Coupling Distant Annotation and Adversarial Training for Cross-Domain
Chinese Word Segmentation
- URL: http://arxiv.org/abs/2007.08186v2
- Date: Wed, 2 Sep 2020 07:51:48 GMT
- Title: Coupling Distant Annotation and Adversarial Training for Cross-Domain
Chinese Word Segmentation
- Authors: Ning Ding, Dingkun Long, Guangwei Xu, Muhua Zhu, Pengjun Xie, Xiaobin
Wang, Hai-Tao Zheng
- Abstract summary: This paper proposes to couple distant annotation and adversarial training for cross-domain Chinese word segmentation.
For distant annotation, we design an automatic distant annotation mechanism that does not need any supervision or pre-defined dictionaries from the target domain.
For adversarial training, we develop a sentence-level training procedure to perform noise reduction and maximum utilization of the source domain information.

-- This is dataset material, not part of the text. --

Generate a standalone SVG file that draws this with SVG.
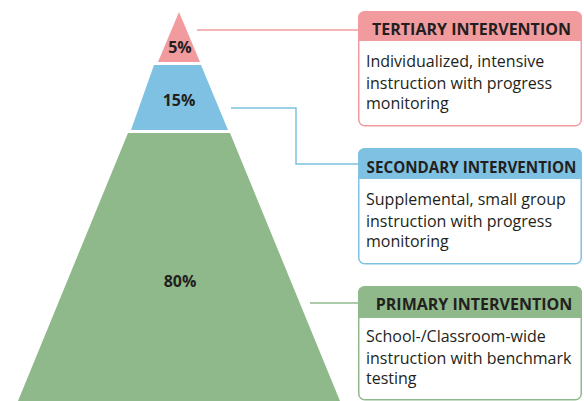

- Score: 40.27961925319402
- License: http://arxiv.org/licenses/nonexclusive-distrib/1.0/
- Abstract: Fully supervised neural approaches have achieved significant progress in the
task of Chinese word segmentation (CWS). Nevertheless, the performance of
supervised models tends to drop dramatically when they are applied to
out-of-domain data. Performance degradation is caused by the distribution gap
across domains and the out of vocabulary (OOV) problem. In order to
simultaneously alleviate these two issues, this paper proposes to couple
distant annotation and adversarial training for cross-domain CWS. For distant
annotation, we rethink the essence of "Chinese words" and design an automatic
distant annotation mechanism that does not need any supervision or pre-defined
dictionaries from the target domain. The approach could effectively explore
domain-specific words and distantly annotate the raw texts for the target
domain. For adversarial training, we develop a sentence-level training
procedure to perform noise reduction and maximum utilization of the source
domain information. Experiments on multiple real-world datasets across various
domains show the superiority and robustness of our model, significantly
outperforming previous state-of-the-art cross-domain CWS methods.